Albany, NY – Activists gathered outside Albany City Hall Monday evening in support of pressuring federal prosecutors to review the case against two imprisoned Muslim men Capital District Bureau Chief Dave Lucas reports.

Albany residents Yassin Aref and Mohammed Hossain were caught up in a complex US government operation that resulted in their arrests in 2004 on terrorism-related charges. They were subsequently convicted and sent off to prison. A coalition of advocates marched on City Hall urging the Common Council to ask the federal Justice Department to take another look at the case. Other Muslim families and their supporters traveled to the Capital City in a show of solidarity with locals: they marched from the Washington Avenue Armory to Eagle Street where the Common Council was meeting. Lynn Jackson is a volunteer with the Muslim Solidarity Committee and Project Salam: Jackson says: "Why should the Albany Common Council pass this resolution? Because Muslim men were wrongfully prosecuted in Albany and sent to prison for lengthy sentences. How can we work on other issues if the federal government can just swoop down and take innocent men away and imprison them? What safety and security do we have if the bill of rights is so ignored? We must ask for the Justice Department to conduct an investigation into these cases of preemptive prosecution of Muslims as recommended by the Inspector General."

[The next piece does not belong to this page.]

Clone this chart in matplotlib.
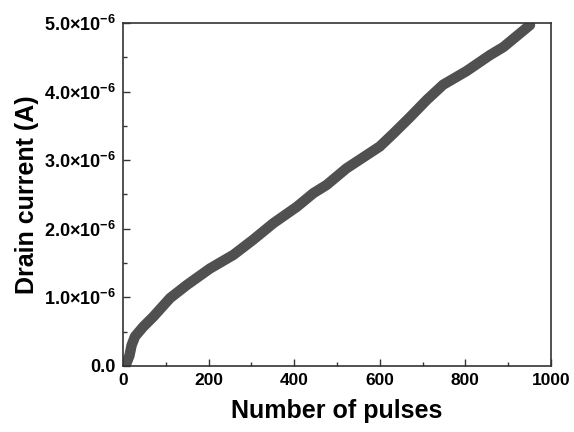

Family members and supporters of other Muslims preemptively prosecuted attended the event, including Lejla Duka, daughter of one of the Fort Dix 5 (from Cherry Hill, NJ), Alicia McWilliams, aunt of one of the Newburgh 4 (the FBI used the same "confidential informant" to entrap the Newburgh 4 as they did with the Albany case of Yassin Aref and Mohammed Hossain), and the sisters and friends of Betim Kaziu (from Brooklyn).

Common Council Member Dom Calsolaro introduced the resolution, co-sponsored by 6 other members, requesting that the U.S. Department of Justice implement the recommendation of its own Inspector General: to review all of the convictions of Muslims who have been preemptively prosecuted to determine whether these prosecutions met in all ways the high standards of truth, openness, fairness, and justice that are embodied in the Constitution and Bill of Rights.

The council's attention to the federal case isn't sitting well with long-time local political activist Joe Sullivan, who believes council members should be focused on city resident's concerns: "What about property tax relief for city homeowners and small businesses? What about consolidating city schools with city government, establishing one property tax roll to finance both, returning to K-8 neighborhood schools and making the Mayor and Council responsible and accountable for the performance of city schools?"

Dom Calsolaro argues the Aref-Hossain case is an "Albany issue" - In the end, a council majority voted to ask the Justice Department to take another look at the controversial Albany case. Copies of the resolution that passed will go Senators Kirsten Gillibrand and Chuck Schumer and Congressman Paul Tonko... Calsolaro is also writing a personal letter to President Barack Obama.